On a clear day you can watch planes coming down at Heathrow, see the Millennium Arch at Wembley and the Swiss Re Tower (Gherkin) and Canary Wharf!

But even if it's a little cloudy, you still get to see a different view of Guildford laid out below you.

Bring binoculars or a telescope if you have one, you'll kick yourself if you don't!

The Mount and Henley Fort: The Walk


The floating recording studios - perfect for water music

Whenever you hear mention of the River Thames you probably think of London.

But the ancient river has a lot to offer upstream too.

Particularly on the 12 mile stretch that runs through Surrey from Hampton Court to Staines.

Whether you like to cycle or amble along taking in the sights as you go, this a particularly enjoyable and mostly flat route.

Even better, there are plenty of riverside pubs on the way to "refresh those parts other rivers can't reach!"

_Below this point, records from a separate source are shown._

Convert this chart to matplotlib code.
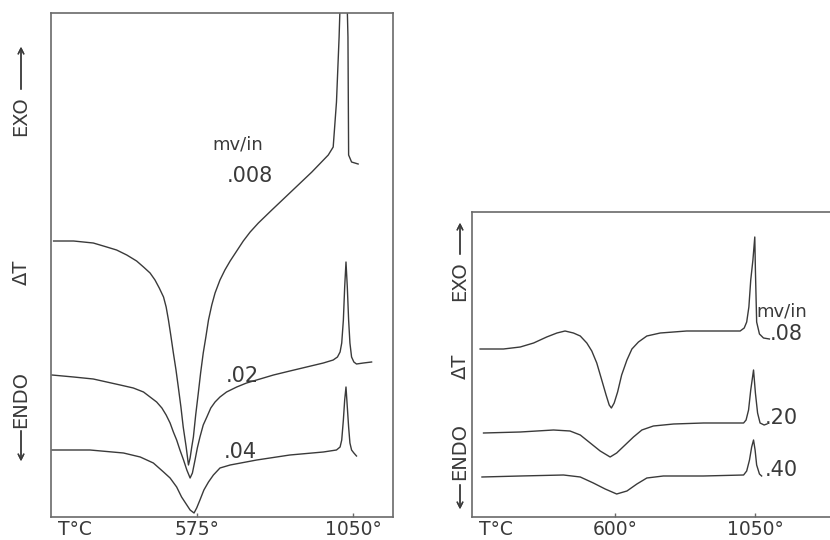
import numpy as np
import matplotlib.pyplot as plt

# DTA traces: temperature (deg C) and chart deflection (arb. units)
# left panel, three sensitivities (mv/in)
t_008 = [138, 199, 259, 300, 330, 361, 391, 412, 432, 447, 460, 473, 481, 488, 495,
         503, 511, 518, 526, 533, 542, 549, 554, 559, 564, 571, 579, 586, 594, 602,
         610, 620, 630, 645, 660, 676, 696, 716, 737, 762, 803, 864, 925, 975, 990,
         1000, 1008, 1023, 1035, 1037, 1046, 1066]
d_008 = [276, 276, 274, 270, 267, 262, 256, 250, 244, 237, 229, 220, 210, 197, 182,
         164, 147, 130, 110, 90, 70, 52, 59, 70, 80, 102, 124, 144, 164, 180,
         197, 212, 224, 237, 247, 256, 266, 276, 285, 294, 307, 326, 345, 362, 370,
         415, 480, 640, 480, 362, 355, 353]

t_02 = [133, 199, 259, 300, 341, 381, 412, 432, 452, 468, 481, 493, 503, 513, 523,
        534, 544, 554, 561, 569, 576, 584, 594, 605, 617, 630, 645, 665, 696, 726,
        767, 808, 858, 909, 960, 990, 1003, 1011, 1016, 1021, 1025, 1029, 1033, 1037,
        1041, 1046, 1053, 1061, 1082, 1107]
d_02 = [142, 140, 138, 135, 132, 129, 125, 120, 115, 109, 102, 94, 85, 77, 67,
        57, 47, 39, 44, 57, 69, 80, 92, 100, 109, 115, 120, 125, 130, 134,
        138, 142, 146, 150, 154, 157, 160, 165, 174, 197, 230, 255, 230, 197,
        174, 160, 155, 153, 154, 155]

t_04 = [133, 249, 351, 402, 442, 473, 493, 513, 528, 544, 554, 566, 574, 584, 596,
        610, 625, 645, 676, 757, 858, 960, 1000, 1011, 1016, 1021, 1025, 1029, 1033,
        1037, 1041, 1046, 1053, 1061]
d_04 = [67, 67, 64, 60, 54, 45, 39, 30, 20, 12, 7, 4, 9, 17, 27,
        35, 42, 49, 52, 57, 62, 65, 67, 70, 77, 97, 117, 130, 110,
        90, 74, 67, 64, 61]

# right panel
t_08 = [166, 241, 295, 338, 380, 413, 439, 466, 488, 509, 525, 541, 557, 571, 581,
        588, 597, 608, 621, 638, 654, 675, 702, 745, 830, 938, 1002, 1015, 1023, 1030,
        1036, 1043, 1049, 1051, 1055, 1064, 1077, 1096]
d_08 = [168, 168, 170, 174, 180, 184, 186, 184, 181, 174, 166, 154, 137, 122, 112,
        109, 114, 125, 142, 157, 168, 175, 181, 184, 186, 186, 186, 189, 195, 210,
        237, 257, 280, 247, 195, 183, 179, 178]

t_20 = [177, 295, 402, 455, 488, 520, 552, 584, 605, 632, 659, 686, 723, 788, 884,
        1013, 1021, 1029, 1036, 1045, 1051, 1058, 1066, 1079, 1088]
d_20 = [84, 85, 87, 86, 82, 74, 66, 60, 64, 72, 80, 87, 91, 93, 94,
        94, 97, 107, 127, 147, 124, 104, 94, 92, 93]

t_40 = [172, 295, 434, 488, 530, 568, 605, 638, 670, 702, 755, 884, 1013, 1023,
        1032, 1039, 1045, 1050, 1055, 1064, 1071]
d_40 = [40, 41, 42, 40, 34, 28, 23, 26, 33, 39, 41, 41, 42, 46,
        57, 70, 77, 67, 52, 43, 41]

ink = "#3a3a3a"
frame = "#6a6a6a"
plt.rcParams['font.family'] = ['DejaVu Sans']

fig = plt.figure(figsize=(8.3, 5.4), dpi=100)
ax1 = fig.add_axes([0.0614, 0.0426, 0.412, 0.9333])
ax2 = fig.add_axes([0.5687, 0.0426, 0.4325, 0.5648])

for t, d in [(t_008, d_008), (t_02, d_02), (t_04, d_04)]:
    ax1.plot(t, d, color=ink, lw=1.0)
for t, d in [(t_08, d_08), (t_20, d_20), (t_40, d_40)]:
    ax2.plot(t, d, color=ink, lw=1.0)

ax1.set_xlim(130, 1172)
ax1.set_ylim(0, 504)
ax2.set_xlim(140, 1294)
ax2.set_ylim(0, 305)

for ax, ticks, labels in [(ax1, [575, 1050], ["575°", "1050°"]),
                          (ax2, [600, 1050], ["600°", "1050°"])]:
    ax.set_xticks(ticks)
    ax.set_xticklabels(labels, fontsize=13.5, color=ink)
    ax.set_yticks([])
    ax.tick_params(axis="x", direction="in", length=3, width=1, color=frame, pad=2)
    for s in ax.spines.values():
        s.set_color(frame)
        s.set_linewidth(1.2)
    ax.annotate("T°C", xy=(0, 0), xycoords="axes fraction", xytext=(5, -2),
                textcoords="offset points", fontsize=13.5, color=ink,
                ha="left", va="top")

# curve labels
ax1.text(700, 373, "mv/in", fontsize=13, color=ink, ha="center", va="center")
ax1.text(736, 341, ".008", fontsize=15, color=ink, ha="center", va="center")
ax1.text(712, 141, ".02", fontsize=15, color=ink, ha="center", va="center")
ax1.text(706, 65, ".04", fontsize=15, color=ink, ha="center", va="center")

ax2.text(1055, 206, "mv/in", fontsize=13, color=ink, ha="left", va="center")
ax2.text(1096, 183, ".08", fontsize=15, color=ink, ha="left", va="center")
ax2.text(1080, 99, ".20", fontsize=15, color=ink, ha="left", va="center")
ax2.text(1080, 47, ".40", fontsize=15, color=ink, ha="left", va="center")


# EXO / dT / ENDO side labels
def side_labels(x, exo, arr_up, dt, endo, arr_dn):
    H = 540.0
    fig.text(x / 830, 1 - exo / H, "EXO", rotation=90, fontsize=14, color=ink,
             ha="center", va="center")
    fig.text(x / 830, 1 - dt / H, "ΔT", rotation=90, fontsize=14, color=ink,
             ha="center", va="center")
    fig.text(x / 830, 1 - endo / H, "ENDO", rotation=90, fontsize=14, color=ink,
             ha="center", va="center")
    fig.add_artist(plt.annotate("", xy=(x / 830, 1 - arr_up[0] / H),
                                xytext=(x / 830, 1 - arr_up[1] / H),
                                xycoords="figure fraction",
                                arrowprops=dict(arrowstyle="->", color=ink, lw=1.0)))
    fig.add_artist(plt.annotate("", xy=(x / 830, 1 - arr_dn[1] / H),
                                xytext=(x / 830, 1 - arr_dn[0] / H),
                                xycoords="figure fraction",
                                arrowprops=dict(arrowstyle="->", color=ink, lw=1.0)))


side_labels(21, 116, (44, 92), 272, 400, (428, 464))
side_labels(460, 281, (220, 257), 366, 452, (482, 512))

fig.savefig("out.png", dpi=100)
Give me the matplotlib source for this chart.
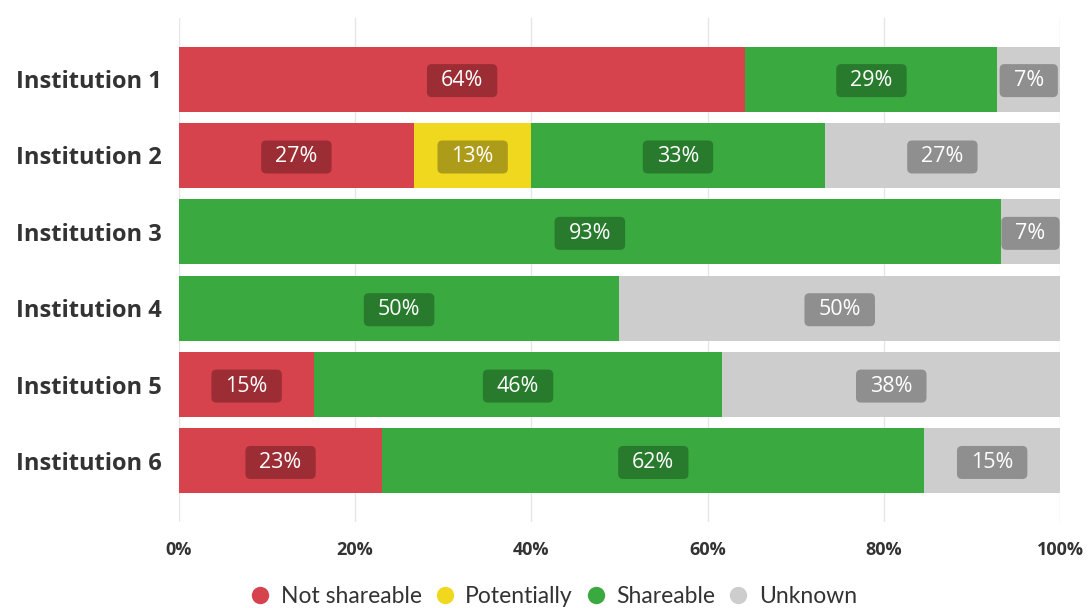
import matplotlib
matplotlib.use("Agg")
import matplotlib.pyplot as plt
from matplotlib.lines import Line2D
from matplotlib.patches import FancyBboxPatch
from matplotlib.transforms import IdentityTransform
import numpy as np

institutions = ["Institution 1", "Institution 2", "Institution 3",
                "Institution 4", "Institution 5", "Institution 6"]
series_names = ["Not shareable", "Potentially", "Shareable", "Unknown"]
not_shareable = [64.3, 26.7, 0.0, 0.0, 15.4, 23.1]
potentially = [0.0, 13.3, 0.0, 0.0, 0.0, 0.0]
shareable = [28.6, 33.3, 93.3, 50.0, 46.2, 61.5]
unknown = [7.1, 26.7, 6.7, 50.0, 38.5, 15.4]
x_ticks = [0, 20, 40, 60, 80, 100]

colors = ["#d6434d", "#f0d81e", "#3aa940", "#cdcdcd"]
box_colors = ["#9c2d34", "#ad9b1a", "#287a2c", "#8f8f8f"]

plt.rcParams['font.family'] = ['Open Sans', 'DejaVu Sans']

fig = plt.figure(figsize=(10.9, 6.08), dpi=100)
ax = fig.add_axes([0.164, 0.1414, 0.8085, 0.829])

y = np.arange(len(institutions))
left = np.zeros(len(institutions))
labels = []
for vals, c, bc in zip([not_shareable, potentially, shareable, unknown], colors, box_colors):
    vals = np.array(vals)
    ax.barh(y, vals, left=left, height=0.85, color=c, zorder=2)
    for yi, (l, v) in enumerate(zip(left, vals)):
        if v > 0:
            t = ax.text(l + v / 2, yi + 0.02, f"{round(v)}%", ha="center", va="center",
                        color="white", fontsize=15.5, zorder=4)
            labels.append((t, bc))
    left = left + vals

ax.set_xlim(0, 100)
ax.set_ylim(5.8, -0.8)
ax.set_xticks(x_ticks)
ax.set_xticklabels([f"{t}%" for t in x_ticks], fontsize=13, fontweight="bold",
                   color="#333333")
ax.set_yticks(y)
ax.set_yticklabels(institutions, fontsize=17, fontweight="bold", color="#333333")
ax.tick_params(length=0)
ax.tick_params(axis="x", pad=14)
ax.tick_params(axis="y", pad=12)
for s in ax.spines.values():
    s.set_visible(False)
ax.grid(axis="x", color="#e6e6e6", linewidth=1, zorder=0)
ax.set_axisbelow(True)

handles = [Line2D([0], [0], marker="o", linestyle="none", markersize=12.5,
                  markerfacecolor=c, markeredgecolor="none") for c in colors]
fig.legend(handles, series_names, loc="lower center", ncol=4, frameon=False,
           bbox_to_anchor=(0.502, -0.032), handletextpad=-0.1,
           columnspacing=0.0, labelcolor="#333333", prop={'family': 'Lato', 'size': 16.5})

# rounded label boxes sized from rendered text
fig.canvas.draw()
renderer = fig.canvas.get_renderer()
for t, bc in labels:
    bb = t.get_window_extent(renderer)
    cx = (bb.x0 + bb.x1) / 2
    cy = (bb.y0 + bb.y1) / 2
    w = bb.width + 28
    h = 33
    p = FancyBboxPatch((cx - w / 2, cy - h / 2), w, h,
                       boxstyle="round,pad=0,rounding_size=5",
                       fc=bc, ec="none", transform=IdentityTransform(), zorder=3)
    ax.add_artist(p)

fig.savefig("out.png", dpi=100)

Keep an eye out for the Astoria , an ornate 1911 wooden houseboat turned recording studio, now owned by Pink Floyd guitarist David Gilmour.

Also, D'Oyly Carte Island, which is named after the Savoy Theatre owner and Gilbert and Sullivan impressario, Richard D'Oyly Carte who lived there from the 1880's onwards.

Or if you have always fancied life on the ocean waves, then indulge the Jolly Tar in you, with a mooch around the boatyard at Walton.

But unless you have millions in the bank, best leave your cheque book at home.

The Thames Path: The Walk


Friday Street cottage
Picturesque Friday Street is tucked away beneath the hill

At 965 ft / 294m Leith Hill is the highest point in the South East.

And as a well-known beauty spot for locals and tourists alike, it hardly counts as a secret haven.

While well worth a visit, especially the view from the top of Richard Hull's folly built in 1766, it's not the hidden gem I had in mind.

The pearl in the oyster is Friday Street, a tiny hamlet tucked away beneath the hill.

And the round walk from the tower, to get there and back, is one of the best I know.

The hamlet is set around a hammer pond, the waters of which were once used to power hammers in the ironworks, which were part of the Wealden iron industry in the 1700's.

Stop off for refreshments at the pub which is named after a local man who became the Archbishop of Canterbury, in the days of King John.

Friday Street was also the location of the fictional village of "Wherton" in the BBC's 1984 adaptation of John Christopher's story "The Tripods".

Have a wander round, to admire the lovely cottages before wending your way back through Severell's Copse, and onwards past Coldharbour and its cricket pitch which is rumoured to be the highest in England!